Originally published on Responsible Advertising for Patient Safety
Exposing the Litigation Financing, Advertising and Gaming Techniques that Are Threatening American Health Care
Medical device manufacturers are increasingly targeted by a mass tort generation machine of unprecedented size and scope. A too hidden network of financiers and claim generators fund TV, radio, internet, and social media ads to recruit large numbers of potential plaintiffs. The lawyers then leverage the sheer number of filings, regardless of the merit of each claim, into consolidated proceedings and pressure companies into mass “inventory settlements.” They are manufactured purely to feed a business model that takes advantage of the civil justice system.
This piece shines light on this mass tort generation machine against medical device manufacturers, explaining how it works and cautioning against the impact it is having on American healthcare.
Investment Capital Funds the Generation of Mass Tort Litigation
As the New York Times exposé How Profiteers Lure Women into Often-Unneeded Surgery found, mass tort litigation, particularly against medical device manufacturers, is now “fueled by banks, private equity firms and hedge funds.” These financiers inject huge amounts of investment capital into generating litigation, a new phenomenon that is responsible for the recent explosion of lawsuits over many medical devices and prescription drugs.
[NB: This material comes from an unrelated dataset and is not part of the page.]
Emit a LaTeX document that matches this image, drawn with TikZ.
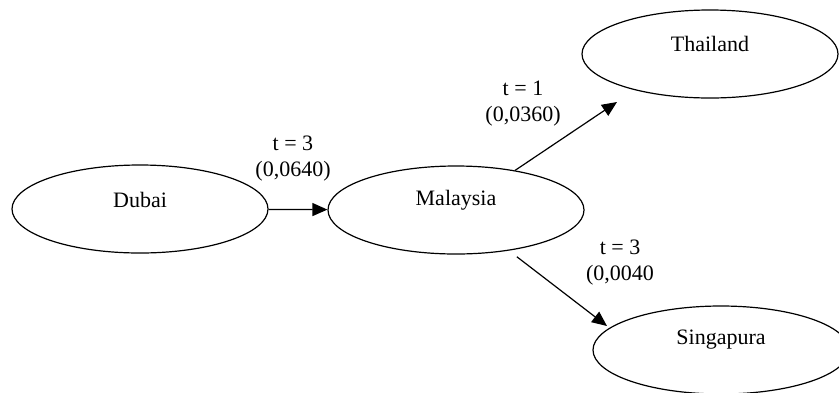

They generate “immense” profits by funding mass marketing campaigns to recruit plaintiffs and lawyers to litigate the claims.
Third Party Litigation Financing, as this new financial sector is called, is a multi-billion dollar industry that is growing exponentially. There are now at least 30 firms dedicated to litigation financing, with start-ups regularly entering the market to finance personal injury, class actions, business disputes and other types of cases.